▶ _PROBLEM TO WORK ON_: Transcribe every line from the top down to the line with "from matplotlib.legend_handler import", both ends included, but not the pictures.

Begin

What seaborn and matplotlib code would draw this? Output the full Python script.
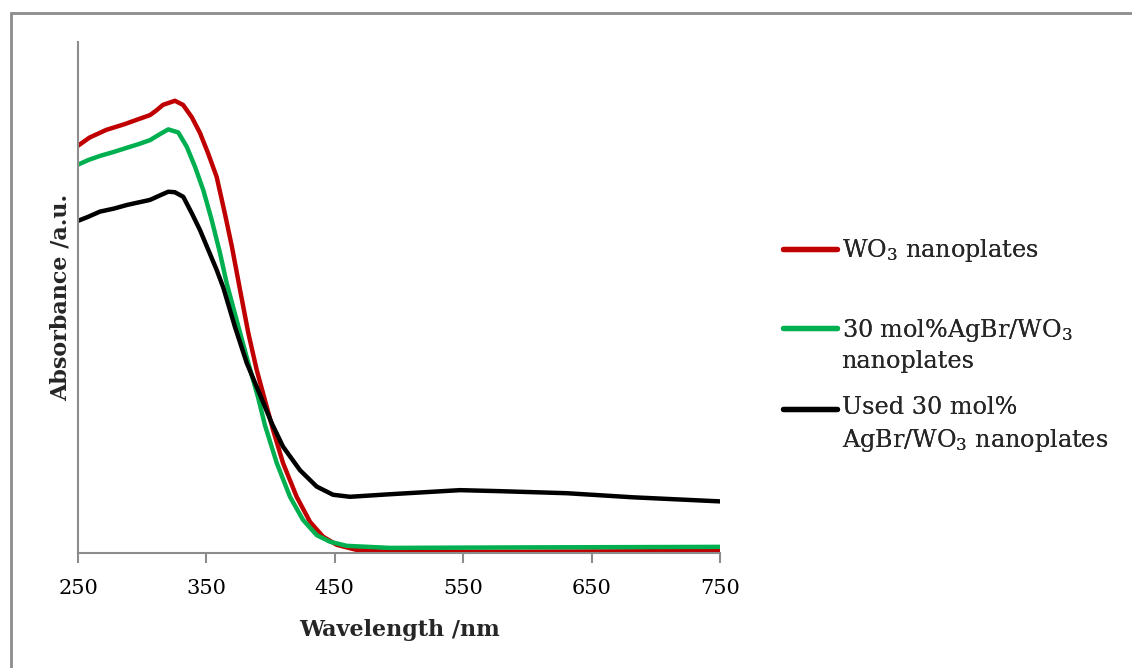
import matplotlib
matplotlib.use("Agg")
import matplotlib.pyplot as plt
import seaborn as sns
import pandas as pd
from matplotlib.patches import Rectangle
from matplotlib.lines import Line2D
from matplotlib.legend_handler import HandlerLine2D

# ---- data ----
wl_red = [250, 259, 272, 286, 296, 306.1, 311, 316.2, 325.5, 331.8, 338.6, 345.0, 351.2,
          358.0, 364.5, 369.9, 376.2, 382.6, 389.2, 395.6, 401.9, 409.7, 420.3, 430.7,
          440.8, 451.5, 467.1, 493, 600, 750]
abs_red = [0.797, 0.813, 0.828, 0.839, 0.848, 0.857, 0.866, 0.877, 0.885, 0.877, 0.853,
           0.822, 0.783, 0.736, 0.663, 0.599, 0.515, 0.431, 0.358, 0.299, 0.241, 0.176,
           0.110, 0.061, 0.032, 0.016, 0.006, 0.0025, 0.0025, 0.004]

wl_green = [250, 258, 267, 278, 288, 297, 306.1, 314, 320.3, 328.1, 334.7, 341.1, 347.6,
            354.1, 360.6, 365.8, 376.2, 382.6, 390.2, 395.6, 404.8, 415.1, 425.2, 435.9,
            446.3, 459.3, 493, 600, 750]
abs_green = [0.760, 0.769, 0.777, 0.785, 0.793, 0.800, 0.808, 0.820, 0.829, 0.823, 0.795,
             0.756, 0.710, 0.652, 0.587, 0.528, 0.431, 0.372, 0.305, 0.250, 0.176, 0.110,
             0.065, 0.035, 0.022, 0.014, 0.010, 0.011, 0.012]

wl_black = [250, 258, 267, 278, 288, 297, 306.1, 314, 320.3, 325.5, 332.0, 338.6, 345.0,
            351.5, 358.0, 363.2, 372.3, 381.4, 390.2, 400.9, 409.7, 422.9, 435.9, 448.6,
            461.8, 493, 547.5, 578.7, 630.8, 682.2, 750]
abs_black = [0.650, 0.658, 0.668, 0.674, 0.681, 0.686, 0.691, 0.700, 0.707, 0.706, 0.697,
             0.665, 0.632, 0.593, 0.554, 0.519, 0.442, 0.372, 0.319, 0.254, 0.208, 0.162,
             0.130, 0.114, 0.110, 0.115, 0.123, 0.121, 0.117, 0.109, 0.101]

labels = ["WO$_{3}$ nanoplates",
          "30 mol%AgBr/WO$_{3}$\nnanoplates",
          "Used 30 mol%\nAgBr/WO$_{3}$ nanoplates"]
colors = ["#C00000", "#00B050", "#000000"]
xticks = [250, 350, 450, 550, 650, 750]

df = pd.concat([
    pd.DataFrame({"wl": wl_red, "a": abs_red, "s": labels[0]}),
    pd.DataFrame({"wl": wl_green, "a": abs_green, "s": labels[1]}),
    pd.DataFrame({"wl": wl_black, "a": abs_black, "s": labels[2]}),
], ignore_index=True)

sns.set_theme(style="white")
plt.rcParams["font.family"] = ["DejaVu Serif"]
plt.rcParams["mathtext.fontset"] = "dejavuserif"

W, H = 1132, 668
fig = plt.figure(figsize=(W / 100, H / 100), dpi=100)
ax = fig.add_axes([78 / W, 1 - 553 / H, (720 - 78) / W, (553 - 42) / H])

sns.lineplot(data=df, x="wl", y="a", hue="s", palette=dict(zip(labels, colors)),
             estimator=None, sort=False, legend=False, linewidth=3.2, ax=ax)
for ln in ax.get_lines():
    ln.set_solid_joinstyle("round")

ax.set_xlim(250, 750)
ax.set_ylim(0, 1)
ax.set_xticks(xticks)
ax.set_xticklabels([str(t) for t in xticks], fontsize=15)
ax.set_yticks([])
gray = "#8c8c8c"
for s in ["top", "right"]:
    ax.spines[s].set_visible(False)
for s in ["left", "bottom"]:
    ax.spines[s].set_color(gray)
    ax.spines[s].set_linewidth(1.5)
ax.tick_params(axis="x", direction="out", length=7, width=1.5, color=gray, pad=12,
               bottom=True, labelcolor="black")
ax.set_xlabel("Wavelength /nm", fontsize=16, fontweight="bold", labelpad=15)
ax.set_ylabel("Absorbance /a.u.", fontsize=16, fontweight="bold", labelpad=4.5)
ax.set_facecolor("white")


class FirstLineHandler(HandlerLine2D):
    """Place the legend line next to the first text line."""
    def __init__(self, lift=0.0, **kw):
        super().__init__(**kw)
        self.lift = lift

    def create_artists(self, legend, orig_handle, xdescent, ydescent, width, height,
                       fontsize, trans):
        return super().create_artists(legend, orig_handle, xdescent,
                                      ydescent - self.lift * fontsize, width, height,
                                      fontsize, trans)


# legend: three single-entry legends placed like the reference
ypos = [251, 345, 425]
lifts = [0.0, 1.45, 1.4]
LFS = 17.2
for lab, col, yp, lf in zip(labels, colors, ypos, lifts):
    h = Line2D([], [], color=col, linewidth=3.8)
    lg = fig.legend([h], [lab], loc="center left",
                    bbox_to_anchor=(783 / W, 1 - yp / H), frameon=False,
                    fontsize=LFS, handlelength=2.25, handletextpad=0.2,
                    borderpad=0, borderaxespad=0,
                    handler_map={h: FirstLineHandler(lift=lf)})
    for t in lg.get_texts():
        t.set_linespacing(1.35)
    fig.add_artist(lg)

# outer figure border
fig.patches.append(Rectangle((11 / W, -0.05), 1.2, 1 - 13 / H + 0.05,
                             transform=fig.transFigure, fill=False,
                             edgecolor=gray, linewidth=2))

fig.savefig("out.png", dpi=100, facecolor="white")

End

▶ _WRITTEN ANSWER_:
What seaborn and matplotlib code would draw this? Output the full Python script.
import matplotlib
matplotlib.use("Agg")
import matplotlib.pyplot as plt
import seaborn as sns
import pandas as pd
from matplotlib.patches import Rectangle
from matplotlib.lines import Line2D
from matplotlib.legend_handler import HandlerLine2D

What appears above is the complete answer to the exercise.